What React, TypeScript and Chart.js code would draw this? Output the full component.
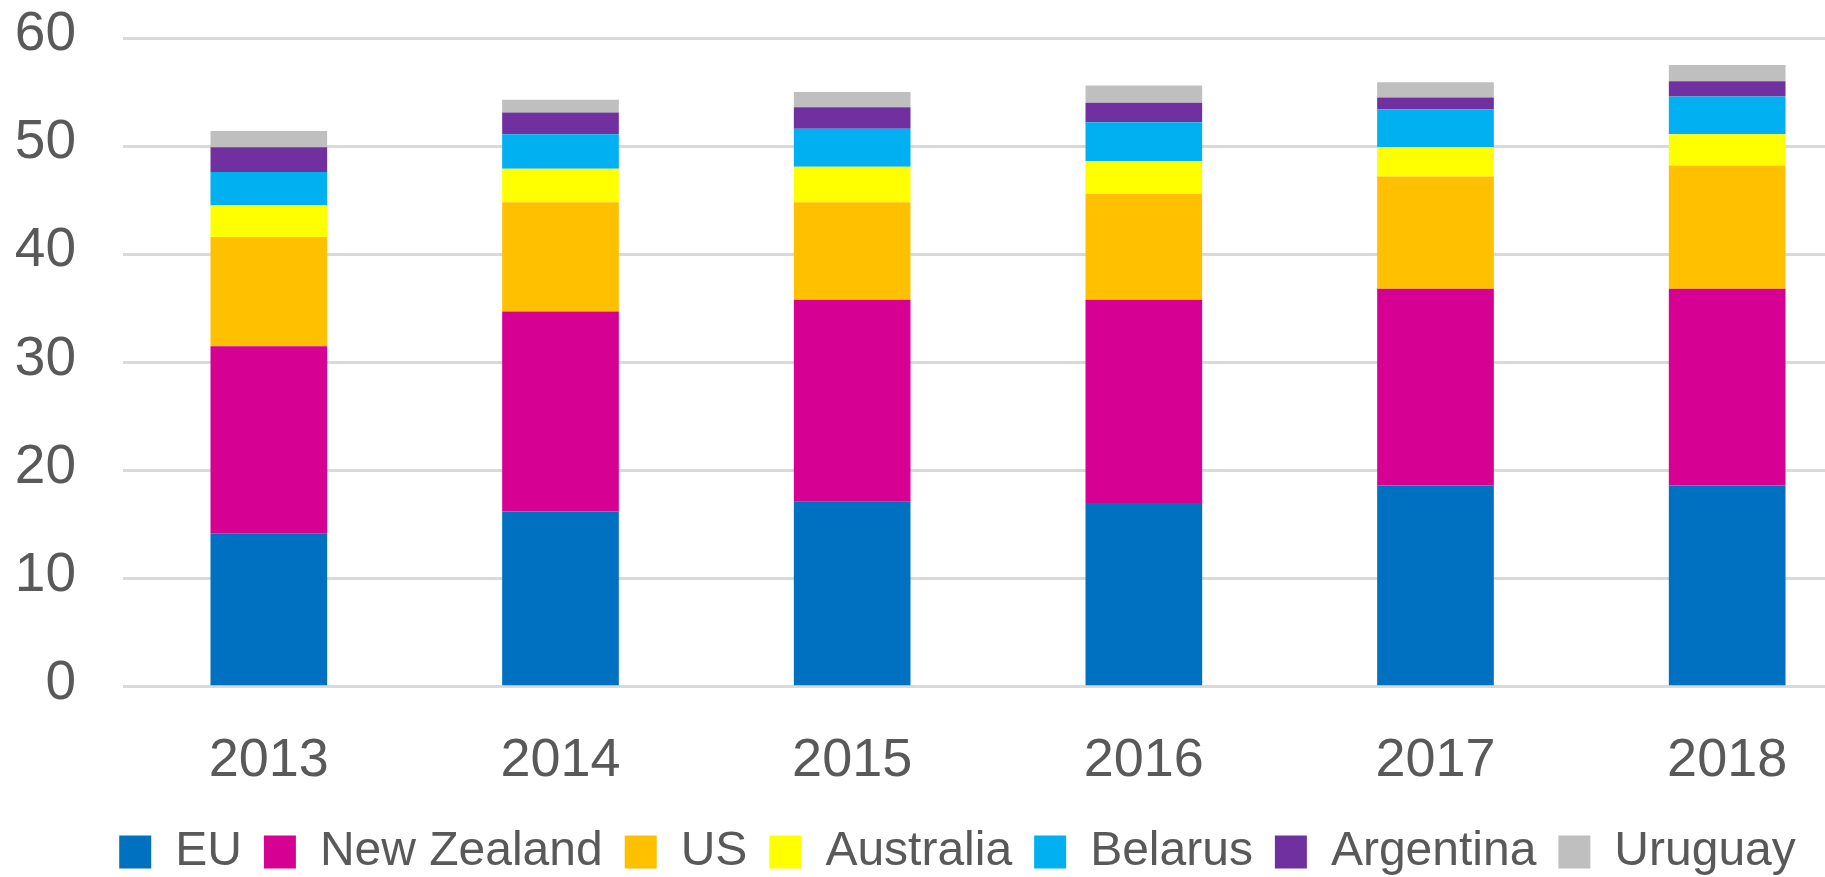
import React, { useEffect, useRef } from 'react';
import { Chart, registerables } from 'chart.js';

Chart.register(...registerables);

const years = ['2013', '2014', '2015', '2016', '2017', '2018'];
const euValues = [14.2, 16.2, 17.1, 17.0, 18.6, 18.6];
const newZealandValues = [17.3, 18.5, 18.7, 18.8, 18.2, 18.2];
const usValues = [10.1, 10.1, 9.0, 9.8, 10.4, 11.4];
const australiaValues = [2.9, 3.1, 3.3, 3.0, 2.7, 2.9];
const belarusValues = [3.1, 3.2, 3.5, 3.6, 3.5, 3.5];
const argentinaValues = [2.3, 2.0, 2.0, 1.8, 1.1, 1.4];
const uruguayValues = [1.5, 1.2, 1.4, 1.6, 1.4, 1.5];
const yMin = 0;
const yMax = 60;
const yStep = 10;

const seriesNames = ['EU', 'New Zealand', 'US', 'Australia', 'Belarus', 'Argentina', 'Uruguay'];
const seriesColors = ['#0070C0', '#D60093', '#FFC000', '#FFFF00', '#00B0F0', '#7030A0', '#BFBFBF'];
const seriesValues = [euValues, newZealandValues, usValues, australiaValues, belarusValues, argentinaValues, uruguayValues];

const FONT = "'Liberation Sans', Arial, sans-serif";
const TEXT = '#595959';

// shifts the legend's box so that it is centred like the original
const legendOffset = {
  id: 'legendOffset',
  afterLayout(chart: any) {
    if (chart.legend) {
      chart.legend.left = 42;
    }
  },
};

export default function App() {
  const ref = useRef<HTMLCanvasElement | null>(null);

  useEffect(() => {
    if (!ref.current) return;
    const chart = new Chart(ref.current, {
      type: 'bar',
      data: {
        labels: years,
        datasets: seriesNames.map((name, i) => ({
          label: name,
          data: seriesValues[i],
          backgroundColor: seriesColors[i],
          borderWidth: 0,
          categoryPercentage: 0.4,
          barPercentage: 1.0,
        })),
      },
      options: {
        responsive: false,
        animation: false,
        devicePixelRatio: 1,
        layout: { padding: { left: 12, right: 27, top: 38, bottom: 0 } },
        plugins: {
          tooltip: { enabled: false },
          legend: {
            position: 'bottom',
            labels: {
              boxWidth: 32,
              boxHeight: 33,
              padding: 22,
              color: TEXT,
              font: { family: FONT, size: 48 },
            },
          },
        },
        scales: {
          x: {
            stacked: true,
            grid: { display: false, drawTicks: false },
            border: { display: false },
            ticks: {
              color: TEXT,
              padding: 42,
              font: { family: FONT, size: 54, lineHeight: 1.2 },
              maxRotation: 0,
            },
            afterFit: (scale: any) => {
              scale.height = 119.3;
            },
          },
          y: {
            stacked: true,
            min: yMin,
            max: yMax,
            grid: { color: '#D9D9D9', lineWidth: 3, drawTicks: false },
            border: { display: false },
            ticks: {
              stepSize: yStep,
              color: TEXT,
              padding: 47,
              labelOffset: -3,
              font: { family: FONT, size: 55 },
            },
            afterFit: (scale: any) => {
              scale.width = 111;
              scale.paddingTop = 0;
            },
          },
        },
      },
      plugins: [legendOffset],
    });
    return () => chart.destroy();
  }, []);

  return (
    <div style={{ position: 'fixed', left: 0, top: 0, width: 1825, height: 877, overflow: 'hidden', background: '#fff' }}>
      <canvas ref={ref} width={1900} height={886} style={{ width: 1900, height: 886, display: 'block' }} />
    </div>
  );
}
====
_Task goal_
Give the material again exactly as it is, but keep the pictures out.

_Complete output_
What React, TypeScript and Chart.js code would draw this? Output the full component.
import React, { useEffect, useRef } from 'react';
import { Chart, registerables } from 'chart.js';

Chart.register(...registerables);

const years = ['2013', '2014', '2015', '2016', '2017', '2018'];
const euValues = [14.2, 16.2, 17.1, 17.0, 18.6, 18.6];
const newZealandValues = [17.3, 18.5, 18.7, 18.8, 18.2, 18.2];
const usValues = [10.1, 10.1, 9.0, 9.8, 10.4, 11.4];
const australiaValues = [2.9, 3.1, 3.3, 3.0, 2.7, 2.9];
const belarusValues = [3.1, 3.2, 3.5, 3.6, 3.5, 3.5];
const argentinaValues = [2.3, 2.0, 2.0, 1.8, 1.1, 1.4];
const uruguayValues = [1.5, 1.2, 1.4, 1.6, 1.4, 1.5];
const yMin = 0;
const yMax = 60;
const yStep = 10;

const seriesNames = ['EU', 'New Zealand', 'US', 'Australia', 'Belarus', 'Argentina', 'Uruguay'];
const seriesColors = ['#0070C0', '#D60093', '#FFC000', '#FFFF00', '#00B0F0', '#7030A0', '#BFBFBF'];
const seriesValues = [euValues, newZealandValues, usValues, australiaValues, belarusValues, argentinaValues, uruguayValues];

const FONT = "'Liberation Sans', Arial, sans-serif";
const TEXT = '#595959';

// shifts the legend's box so that it is centred like the original
const legendOffset = {
  id: 'legendOffset',
  afterLayout(chart: any) {
    if (chart.legend) {
      chart.legend.left = 42;
    }
  },
};

export default function App() {
  const ref = useRef<HTMLCanvasElement | null>(null);

  useEffect(() => {
    if (!ref.current) return;
    const chart = new Chart(ref.current, {
      type: 'bar',
      data: {
        labels: years,
        datasets: seriesNames.map((name, i) => ({
          label: name,
          data: seriesValues[i],
          backgroundColor: seriesColors[i],
          borderWidth: 0,
          categoryPercentage: 0.4,
          barPercentage: 1.0,
        })),
      },
      options: {
        responsive: false,
        animation: false,
        devicePixelRatio: 1,
        layout: { padding: { left: 12, right: 27, top: 38, bottom: 0 } },
        plugins: {
          tooltip: { enabled: false },
          legend: {
            position: 'bottom',
            labels: {
              boxWidth: 32,
              boxHeight: 33,
              padding: 22,
              color: TEXT,
              font: { family: FONT, size: 48 },
            },
          },
        },
        scales: {
          x: {
            stacked: true,
            grid: { display: false, drawTicks: false },
            border: { display: false },
            ticks: {
              color: TEXT,
              padding: 42,
              font: { family: FONT, size: 54, lineHeight: 1.2 },
              maxRotation: 0,
            },
            afterFit: (scale: any) => {
              scale.height = 119.3;
            },
          },
          y: {
            stacked: true,
            min: yMin,
            max: yMax,
            grid: { color: '#D9D9D9', lineWidth: 3, drawTicks: false },
            border: { display: false },
            ticks: {
              stepSize: yStep,
              color: TEXT,
              padding: 47,
              labelOffset: -3,
              font: { family: FONT, size: 55 },
            },
            afterFit: (scale: any) => {
              scale.width = 111;
              scale.paddingTop = 0;
            },
          },
        },
      },
      plugins: [legendOffset],
    });
    return () => chart.destroy();
  }, []);

  return (
    <div style={{ position: 'fixed', left: 0, top: 0, width: 1825, height: 877, overflow: 'hidden', background: '#fff' }}>
      <canvas ref={ref} width={1900} height={886} style={{ width: 1900, height: 886, display: 'block' }} />
    </div>
  );
}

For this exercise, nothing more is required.